Given request: Go through the listing below and gather every line with the word "this".

[Records from a data collection]
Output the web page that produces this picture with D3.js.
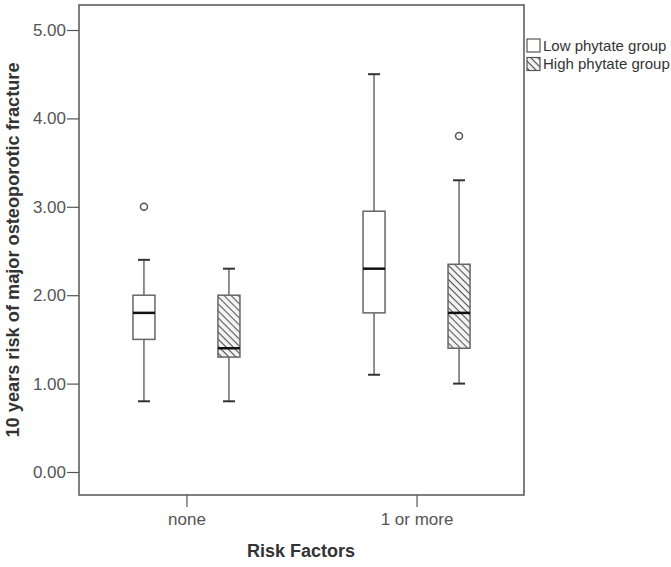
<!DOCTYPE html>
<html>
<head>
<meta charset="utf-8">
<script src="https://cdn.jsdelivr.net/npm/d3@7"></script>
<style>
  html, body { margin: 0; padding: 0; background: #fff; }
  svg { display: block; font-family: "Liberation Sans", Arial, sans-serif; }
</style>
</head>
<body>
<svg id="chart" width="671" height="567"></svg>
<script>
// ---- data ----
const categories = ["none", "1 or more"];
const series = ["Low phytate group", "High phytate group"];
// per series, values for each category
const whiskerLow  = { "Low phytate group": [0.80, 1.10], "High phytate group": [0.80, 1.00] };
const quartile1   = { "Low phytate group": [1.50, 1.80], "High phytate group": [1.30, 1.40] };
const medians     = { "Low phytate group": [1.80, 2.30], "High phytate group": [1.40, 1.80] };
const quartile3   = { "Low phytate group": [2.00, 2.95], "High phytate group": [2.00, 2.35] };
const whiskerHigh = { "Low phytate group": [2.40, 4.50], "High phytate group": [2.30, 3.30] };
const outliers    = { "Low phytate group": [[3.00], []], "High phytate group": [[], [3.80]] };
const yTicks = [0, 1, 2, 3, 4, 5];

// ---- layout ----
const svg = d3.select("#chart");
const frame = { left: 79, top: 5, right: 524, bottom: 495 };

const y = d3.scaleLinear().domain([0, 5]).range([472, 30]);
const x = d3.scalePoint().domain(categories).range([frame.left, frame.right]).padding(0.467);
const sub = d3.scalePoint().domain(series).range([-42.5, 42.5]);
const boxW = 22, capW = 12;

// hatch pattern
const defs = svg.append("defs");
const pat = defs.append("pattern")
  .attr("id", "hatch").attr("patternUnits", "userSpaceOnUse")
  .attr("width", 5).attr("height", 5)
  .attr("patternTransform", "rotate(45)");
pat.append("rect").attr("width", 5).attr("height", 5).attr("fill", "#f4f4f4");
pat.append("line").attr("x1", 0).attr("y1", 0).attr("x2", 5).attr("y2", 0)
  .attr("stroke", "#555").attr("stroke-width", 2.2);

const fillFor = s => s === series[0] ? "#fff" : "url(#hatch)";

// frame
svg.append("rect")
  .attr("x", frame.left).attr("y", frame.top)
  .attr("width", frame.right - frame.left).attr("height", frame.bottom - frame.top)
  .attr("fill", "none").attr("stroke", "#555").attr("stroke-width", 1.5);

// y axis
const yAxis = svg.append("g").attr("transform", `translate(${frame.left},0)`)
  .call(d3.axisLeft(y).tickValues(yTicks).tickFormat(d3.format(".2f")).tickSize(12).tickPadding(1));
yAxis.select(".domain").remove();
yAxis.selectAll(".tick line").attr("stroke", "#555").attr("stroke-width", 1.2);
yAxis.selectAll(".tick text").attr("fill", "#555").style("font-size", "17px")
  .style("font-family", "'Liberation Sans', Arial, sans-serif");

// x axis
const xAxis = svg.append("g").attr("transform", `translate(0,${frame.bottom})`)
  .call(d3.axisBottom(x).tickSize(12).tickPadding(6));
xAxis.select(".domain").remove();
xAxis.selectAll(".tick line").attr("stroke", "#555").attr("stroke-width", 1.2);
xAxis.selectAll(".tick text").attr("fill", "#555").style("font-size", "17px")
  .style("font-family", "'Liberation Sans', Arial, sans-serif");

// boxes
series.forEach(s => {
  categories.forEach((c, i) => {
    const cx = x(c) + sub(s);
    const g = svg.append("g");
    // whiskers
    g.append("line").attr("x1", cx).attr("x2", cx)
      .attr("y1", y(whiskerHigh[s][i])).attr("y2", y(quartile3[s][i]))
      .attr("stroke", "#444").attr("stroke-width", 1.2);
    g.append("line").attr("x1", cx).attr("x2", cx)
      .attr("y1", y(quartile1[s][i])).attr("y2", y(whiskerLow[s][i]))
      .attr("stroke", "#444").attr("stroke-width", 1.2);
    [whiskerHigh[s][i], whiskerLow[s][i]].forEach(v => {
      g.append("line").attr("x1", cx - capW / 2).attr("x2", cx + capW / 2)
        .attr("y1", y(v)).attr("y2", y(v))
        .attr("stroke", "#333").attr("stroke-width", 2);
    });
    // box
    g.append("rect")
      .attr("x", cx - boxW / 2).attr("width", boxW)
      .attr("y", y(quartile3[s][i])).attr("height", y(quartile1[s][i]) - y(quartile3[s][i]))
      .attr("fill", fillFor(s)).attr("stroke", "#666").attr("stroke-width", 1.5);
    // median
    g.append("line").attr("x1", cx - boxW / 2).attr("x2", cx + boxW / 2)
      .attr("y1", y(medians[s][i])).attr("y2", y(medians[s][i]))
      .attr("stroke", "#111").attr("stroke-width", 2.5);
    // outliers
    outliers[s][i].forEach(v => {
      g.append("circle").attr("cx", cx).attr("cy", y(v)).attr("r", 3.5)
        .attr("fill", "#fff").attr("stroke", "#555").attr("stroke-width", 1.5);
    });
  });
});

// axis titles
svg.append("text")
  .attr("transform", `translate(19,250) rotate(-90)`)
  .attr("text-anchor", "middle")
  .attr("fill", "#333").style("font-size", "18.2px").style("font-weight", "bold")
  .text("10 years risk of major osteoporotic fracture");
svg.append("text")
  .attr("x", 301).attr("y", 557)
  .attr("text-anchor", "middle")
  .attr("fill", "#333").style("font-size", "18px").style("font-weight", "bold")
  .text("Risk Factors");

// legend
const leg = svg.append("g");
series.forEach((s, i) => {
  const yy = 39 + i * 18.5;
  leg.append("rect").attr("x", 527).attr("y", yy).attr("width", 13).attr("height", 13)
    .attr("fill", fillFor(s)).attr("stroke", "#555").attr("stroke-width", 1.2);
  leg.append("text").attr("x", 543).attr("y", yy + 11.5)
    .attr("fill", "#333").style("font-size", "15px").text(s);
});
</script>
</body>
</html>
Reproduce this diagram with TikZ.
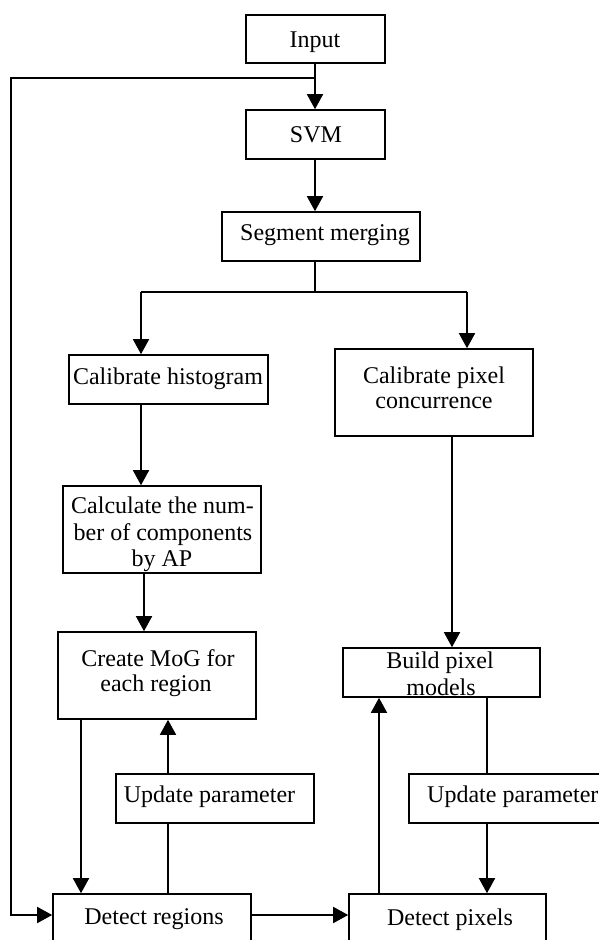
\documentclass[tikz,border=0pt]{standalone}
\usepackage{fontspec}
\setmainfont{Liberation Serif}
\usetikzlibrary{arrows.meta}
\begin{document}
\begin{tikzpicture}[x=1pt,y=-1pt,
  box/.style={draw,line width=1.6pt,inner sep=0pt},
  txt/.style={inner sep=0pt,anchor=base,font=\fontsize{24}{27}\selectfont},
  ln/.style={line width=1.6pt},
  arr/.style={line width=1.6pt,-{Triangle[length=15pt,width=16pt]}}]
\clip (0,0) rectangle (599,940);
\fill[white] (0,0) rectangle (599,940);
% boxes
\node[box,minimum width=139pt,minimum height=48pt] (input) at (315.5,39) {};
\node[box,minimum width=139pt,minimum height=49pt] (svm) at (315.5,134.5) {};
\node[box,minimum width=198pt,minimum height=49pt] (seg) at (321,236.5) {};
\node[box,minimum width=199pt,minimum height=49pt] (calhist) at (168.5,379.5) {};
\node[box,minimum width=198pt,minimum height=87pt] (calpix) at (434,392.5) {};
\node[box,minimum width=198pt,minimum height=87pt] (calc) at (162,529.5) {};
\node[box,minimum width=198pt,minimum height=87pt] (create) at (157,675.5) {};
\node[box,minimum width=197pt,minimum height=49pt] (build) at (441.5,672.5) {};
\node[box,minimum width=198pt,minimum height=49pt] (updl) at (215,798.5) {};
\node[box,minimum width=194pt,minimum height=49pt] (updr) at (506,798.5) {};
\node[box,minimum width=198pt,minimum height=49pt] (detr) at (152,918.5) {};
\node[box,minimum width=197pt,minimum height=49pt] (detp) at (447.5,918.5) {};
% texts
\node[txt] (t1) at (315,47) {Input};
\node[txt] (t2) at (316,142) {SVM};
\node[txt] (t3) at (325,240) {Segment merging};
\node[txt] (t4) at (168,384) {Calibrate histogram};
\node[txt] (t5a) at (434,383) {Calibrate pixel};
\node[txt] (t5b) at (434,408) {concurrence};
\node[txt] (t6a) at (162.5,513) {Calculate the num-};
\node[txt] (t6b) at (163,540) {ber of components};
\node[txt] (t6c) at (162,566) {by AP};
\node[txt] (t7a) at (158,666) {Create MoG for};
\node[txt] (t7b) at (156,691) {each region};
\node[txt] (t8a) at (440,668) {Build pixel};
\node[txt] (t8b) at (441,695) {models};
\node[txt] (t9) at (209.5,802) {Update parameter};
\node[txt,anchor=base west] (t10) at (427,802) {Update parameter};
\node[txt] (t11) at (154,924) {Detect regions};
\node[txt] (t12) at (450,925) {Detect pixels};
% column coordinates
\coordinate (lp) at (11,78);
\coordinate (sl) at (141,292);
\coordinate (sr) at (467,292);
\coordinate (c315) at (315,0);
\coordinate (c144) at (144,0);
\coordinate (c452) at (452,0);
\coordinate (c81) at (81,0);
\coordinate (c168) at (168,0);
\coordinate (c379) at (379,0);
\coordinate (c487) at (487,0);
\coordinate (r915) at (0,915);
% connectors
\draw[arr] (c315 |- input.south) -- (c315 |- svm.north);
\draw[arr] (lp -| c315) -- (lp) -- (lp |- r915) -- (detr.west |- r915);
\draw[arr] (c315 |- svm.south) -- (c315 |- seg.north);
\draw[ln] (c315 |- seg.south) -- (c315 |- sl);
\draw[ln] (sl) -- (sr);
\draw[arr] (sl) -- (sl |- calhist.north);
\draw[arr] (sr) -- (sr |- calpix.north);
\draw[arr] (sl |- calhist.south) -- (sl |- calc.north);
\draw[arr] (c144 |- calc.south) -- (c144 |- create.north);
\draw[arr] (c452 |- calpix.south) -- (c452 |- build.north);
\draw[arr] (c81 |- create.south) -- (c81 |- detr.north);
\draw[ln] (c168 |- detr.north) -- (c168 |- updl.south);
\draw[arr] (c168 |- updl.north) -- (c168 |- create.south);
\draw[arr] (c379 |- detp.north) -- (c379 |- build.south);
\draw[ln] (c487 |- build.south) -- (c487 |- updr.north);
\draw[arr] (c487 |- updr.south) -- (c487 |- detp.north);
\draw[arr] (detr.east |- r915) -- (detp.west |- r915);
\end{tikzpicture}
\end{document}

Problem solution:
Output the web page that produces this picture with D3.js.
Reproduce this diagram with TikZ.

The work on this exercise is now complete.